At the same time, I have been interested in knowing what these sectarian differences look like when they are lived out in daily life, in public worship and in the doctrines that define them. If a reporter walked into a Sunni mosque instead of a Shiite mosque in Iraq, how would they know the difference? Baptist sanctuaries do not look like Catholic sanctuaries. Right? There are differences that can be described in words and even photographed (perhaps).
I tore a Stephen Schwartz article out of The Weekly Standard recently that offered some insights on issues of this kind, and then I lost it. I found it yesterday in the bottom of my shoulder bag, down under clips from the The Washington Post, The Washington Times, etc.

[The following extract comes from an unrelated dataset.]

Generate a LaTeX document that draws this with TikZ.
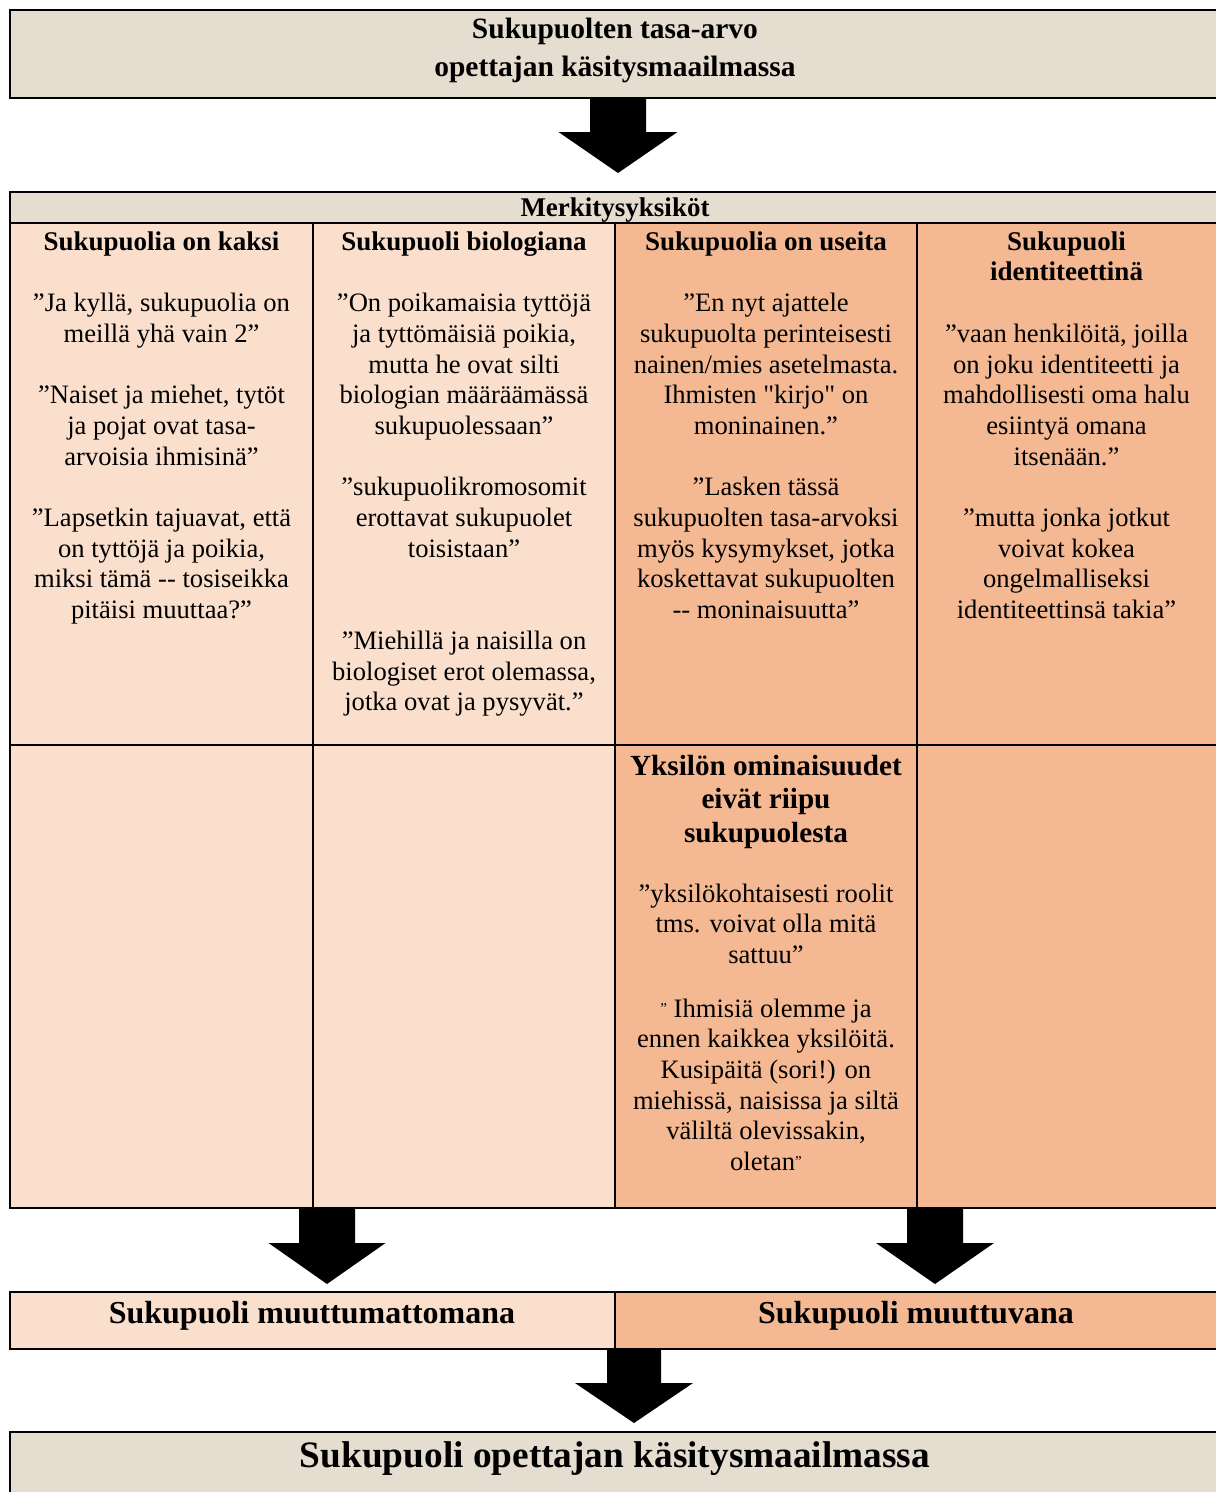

The edgy headline said: "Saudi Arabia's Koran Kops -- The religious police run amok."
We do not write about the political weeklies all that often, but this article contained information and images that religion-beat reporters will find interesting.
At the heart of the article is the fact that the religious militia, or mutawiyin, of Saudi Arabia have been cracking down on people whose worship they consider unworthy or even heretical. This is especially true when it comes to the Shiites, who offend the Wahhabi authorities in every way. But what does that look like? Consider this passage:
On August 10, according to Reuters, a group of eight Iraqi Shia men aged 16 to 26, holding American and British citizenship, accused the mutawiyin of assaulting them in Mecca a week before. The eight Shias claimed they had been detained overnight and beaten by the religious militia for praying in the Shia manner, which differs slightly from the Sunni prayer ritual. A member of the Iraqi parliament said that two of the men were sons of Iraqi political figures. One of the pilgrims, Amir Taki, 24, declared, "We were handcuffed and savagely beaten with chairs, bats, sticks, shoes and police radio communication devices." They claimed to have been denied water, food, medicine, and toilet facilities, and to have been subjected to threats of murder. They escaped because one used a hidden cellphone to contact U.S. and British diplomats.
My colleague and coauthor Irfan al-Alawi ... a British Sunni Muslim, had a similar experience to that of the Iraqi Shia pilgrims, on August 12. He writes, "I went to the prophet's Mosque to read my prayers. I moved close to the sacred chamber where the prophet is buried, which is made of a green coloured metal grill and has a wooden wall surrounding it. The mutawiyin and police sit behind the wooden wall and stop people from looking inside, touching the grill for blessings and praying towards it.
"As I took out a book consisting of salutations for the Prophet, one of the mutawiyin had left to change duty. I was reading the salutations facing the sacred chamber when a police officer told me to move away. The mutawwa who had left to change his shift told me not to face the sacred chamber. I made a gesture indicating I needed only two more minutes to finish praying, but the mutawwa insisted that I leave the area immediately. I continued reading from my book while sitting for approximately five more minutes, and then got up to leave. As I walked around the sacred chamber towards the exit, another mutawwa grabbed me at the indication of the first one, and led me towards the first. The first asked me for my card, to which I replied, 'Which card?' in English. He repeated, 'Card, card.' A well-dressed old Saudi man told the mutawwa to leave me alone, to which the mutawwa replied, 'Mind your own business and don't interfere.' He then asked me my nationality and when I replied that I was British he smirked.
"We then went to the head office of the mutawiyin. The one who arrested me reported the incident and told his senior that I ignored his instructions three times against praying facing the sacred chamber. I waited for ten minutes before a Pakistani dressed in the blue uniform of the Saudi bin Laden company came into the office and sat down next to me. He asked me in Urdu why I was there, and I repeated the incident, to which he replied, 'Why were you facing the sacred chamber?' He then asked me which book I was reading. He looked through it and then asked me whether I was a Shia to which I replied that I was not, but that I was a mainstream Sunni. He then said that the book I was reading was written by a Shia, which happens to be untrue."
And so forth and so on. Don't you want to know more, more about the actual teachings that shape these clashing traditions?
There are other factors at play here. But are the religious beliefs important? Of course they are.
Photo: The gates to the tomb of the Prophet Muhammad.